DATASET CONTENT:
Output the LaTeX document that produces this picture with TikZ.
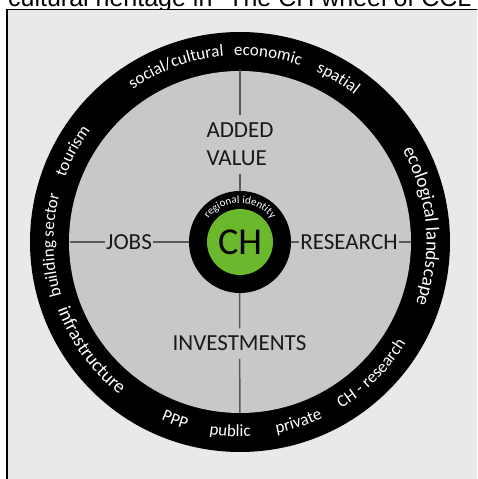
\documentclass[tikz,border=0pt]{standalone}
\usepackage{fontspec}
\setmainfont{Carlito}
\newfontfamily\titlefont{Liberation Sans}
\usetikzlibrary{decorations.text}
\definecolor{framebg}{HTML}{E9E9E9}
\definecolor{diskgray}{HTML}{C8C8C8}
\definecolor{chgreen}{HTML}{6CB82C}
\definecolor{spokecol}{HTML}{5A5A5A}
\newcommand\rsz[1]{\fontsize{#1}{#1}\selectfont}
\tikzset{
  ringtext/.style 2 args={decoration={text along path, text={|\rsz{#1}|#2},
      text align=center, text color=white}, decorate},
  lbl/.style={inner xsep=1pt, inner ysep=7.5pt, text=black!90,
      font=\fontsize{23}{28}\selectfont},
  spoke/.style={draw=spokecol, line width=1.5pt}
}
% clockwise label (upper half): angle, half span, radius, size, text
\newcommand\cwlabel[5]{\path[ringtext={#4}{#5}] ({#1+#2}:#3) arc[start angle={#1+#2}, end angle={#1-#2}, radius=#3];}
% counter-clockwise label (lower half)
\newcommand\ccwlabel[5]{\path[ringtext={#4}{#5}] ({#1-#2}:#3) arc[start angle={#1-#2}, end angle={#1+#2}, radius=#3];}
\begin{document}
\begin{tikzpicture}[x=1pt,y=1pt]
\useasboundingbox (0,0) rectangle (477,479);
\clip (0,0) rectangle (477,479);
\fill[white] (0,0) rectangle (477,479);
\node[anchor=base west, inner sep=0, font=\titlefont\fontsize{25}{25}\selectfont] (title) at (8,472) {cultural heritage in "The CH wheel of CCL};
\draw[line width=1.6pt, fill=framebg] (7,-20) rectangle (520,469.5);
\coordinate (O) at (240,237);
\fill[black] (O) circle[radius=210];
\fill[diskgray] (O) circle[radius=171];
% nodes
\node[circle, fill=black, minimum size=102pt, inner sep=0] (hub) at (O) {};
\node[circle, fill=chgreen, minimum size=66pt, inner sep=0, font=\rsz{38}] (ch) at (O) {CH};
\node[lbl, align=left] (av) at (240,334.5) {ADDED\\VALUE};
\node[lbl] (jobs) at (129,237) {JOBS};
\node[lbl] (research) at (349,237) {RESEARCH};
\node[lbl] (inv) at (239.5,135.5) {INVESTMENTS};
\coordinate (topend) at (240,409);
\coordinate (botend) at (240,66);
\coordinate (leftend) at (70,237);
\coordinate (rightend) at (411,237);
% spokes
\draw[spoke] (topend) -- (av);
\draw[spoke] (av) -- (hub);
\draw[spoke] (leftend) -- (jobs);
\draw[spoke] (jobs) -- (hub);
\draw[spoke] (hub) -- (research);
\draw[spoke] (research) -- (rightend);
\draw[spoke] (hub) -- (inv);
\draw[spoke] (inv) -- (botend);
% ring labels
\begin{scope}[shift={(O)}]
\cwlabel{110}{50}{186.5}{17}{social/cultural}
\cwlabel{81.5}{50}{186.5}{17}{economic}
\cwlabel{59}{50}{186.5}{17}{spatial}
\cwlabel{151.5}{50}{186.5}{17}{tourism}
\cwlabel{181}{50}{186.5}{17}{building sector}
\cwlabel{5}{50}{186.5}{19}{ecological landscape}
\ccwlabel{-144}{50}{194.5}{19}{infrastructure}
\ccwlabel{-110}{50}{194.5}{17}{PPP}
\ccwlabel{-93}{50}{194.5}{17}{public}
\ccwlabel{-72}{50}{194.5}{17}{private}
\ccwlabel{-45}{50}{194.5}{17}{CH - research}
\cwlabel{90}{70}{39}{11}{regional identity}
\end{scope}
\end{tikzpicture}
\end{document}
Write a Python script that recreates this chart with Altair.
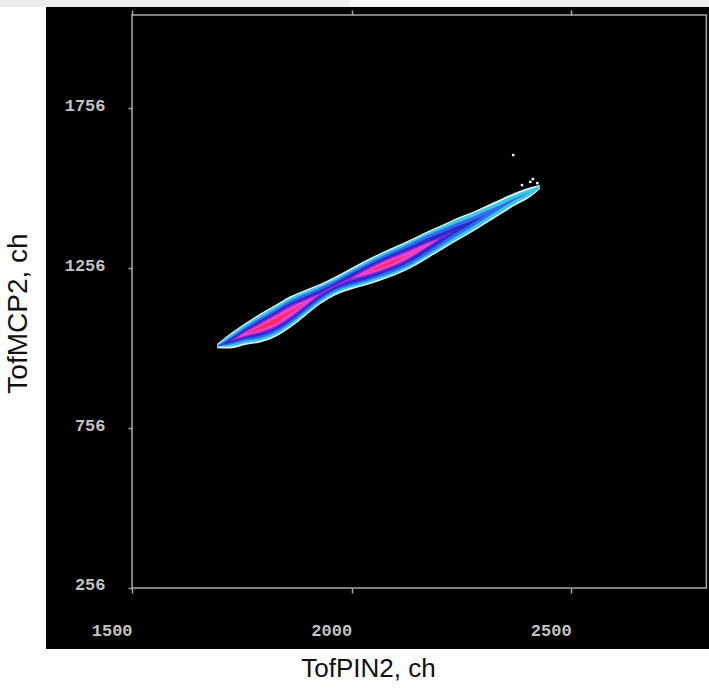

PROBLEM DETAILS: Retype the whole listing, keeping every line identical and omitting all pictures.

WRITTEN ANSWER:
Output the LaTeX document that produces this picture with TikZ.
\documentclass[tikz,border=0pt]{standalone}
\usepackage{fontspec}
\setmainfont{Carlito}
\newfontfamily\titlefont{Liberation Sans}
\usetikzlibrary{decorations.text}
\definecolor{framebg}{HTML}{E9E9E9}
\definecolor{diskgray}{HTML}{C8C8C8}
\definecolor{chgreen}{HTML}{6CB82C}
\definecolor{spokecol}{HTML}{5A5A5A}
\newcommand\rsz[1]{\fontsize{#1}{#1}\selectfont}
\tikzset{
  ringtext/.style 2 args={decoration={text along path, text={|\rsz{#1}|#2},
      text align=center, text color=white}, decorate},
  lbl/.style={inner xsep=1pt, inner ysep=7.5pt, text=black!90,
      font=\fontsize{23}{28}\selectfont},
  spoke/.style={draw=spokecol, line width=1.5pt}
}
% clockwise label (upper half): angle, half span, radius, size, text
\newcommand\cwlabel[5]{\path[ringtext={#4}{#5}] ({#1+#2}:#3) arc[start angle={#1+#2}, end angle={#1-#2}, radius=#3];}
% counter-clockwise label (lower half)
\newcommand\ccwlabel[5]{\path[ringtext={#4}{#5}] ({#1-#2}:#3) arc[start angle={#1-#2}, end angle={#1+#2}, radius=#3];}
\begin{document}
\begin{tikzpicture}[x=1pt,y=1pt]
\useasboundingbox (0,0) rectangle (477,479);
\clip (0,0) rectangle (477,479);
\fill[white] (0,0) rectangle (477,479);
\node[anchor=base west, inner sep=0, font=\titlefont\fontsize{25}{25}\selectfont] (title) at (8,472) {cultural heritage in "The CH wheel of CCL};
\draw[line width=1.6pt, fill=framebg] (7,-20) rectangle (520,469.5);
\coordinate (O) at (240,237);
\fill[black] (O) circle[radius=210];
\fill[diskgray] (O) circle[radius=171];
% nodes
\node[circle, fill=black, minimum size=102pt, inner sep=0] (hub) at (O) {};
\node[circle, fill=chgreen, minimum size=66pt, inner sep=0, font=\rsz{38}] (ch) at (O) {CH};
\node[lbl, align=left] (av) at (240,334.5) {ADDED\\VALUE};
\node[lbl] (jobs) at (129,237) {JOBS};
\node[lbl] (research) at (349,237) {RESEARCH};
\node[lbl] (inv) at (239.5,135.5) {INVESTMENTS};
\coordinate (topend) at (240,409);
\coordinate (botend) at (240,66);
\coordinate (leftend) at (70,237);
\coordinate (rightend) at (411,237);
% spokes
\draw[spoke] (topend) -- (av);
\draw[spoke] (av) -- (hub);
\draw[spoke] (leftend) -- (jobs);
\draw[spoke] (jobs) -- (hub);
\draw[spoke] (hub) -- (research);
\draw[spoke] (research) -- (rightend);
\draw[spoke] (hub) -- (inv);
\draw[spoke] (inv) -- (botend);
% ring labels
\begin{scope}[shift={(O)}]
\cwlabel{110}{50}{186.5}{17}{social/cultural}
\cwlabel{81.5}{50}{186.5}{17}{economic}
\cwlabel{59}{50}{186.5}{17}{spatial}
\cwlabel{151.5}{50}{186.5}{17}{tourism}
\cwlabel{181}{50}{186.5}{17}{building sector}
\cwlabel{5}{50}{186.5}{19}{ecological landscape}
\ccwlabel{-144}{50}{194.5}{19}{infrastructure}
\ccwlabel{-110}{50}{194.5}{17}{PPP}
\ccwlabel{-93}{50}{194.5}{17}{public}
\ccwlabel{-72}{50}{194.5}{17}{private}
\ccwlabel{-45}{50}{194.5}{17}{CH - research}
\cwlabel{90}{70}{39}{11}{regional identity}
\end{scope}
\end{tikzpicture}
\end{document}
Write a Python script that recreates this chart with Altair.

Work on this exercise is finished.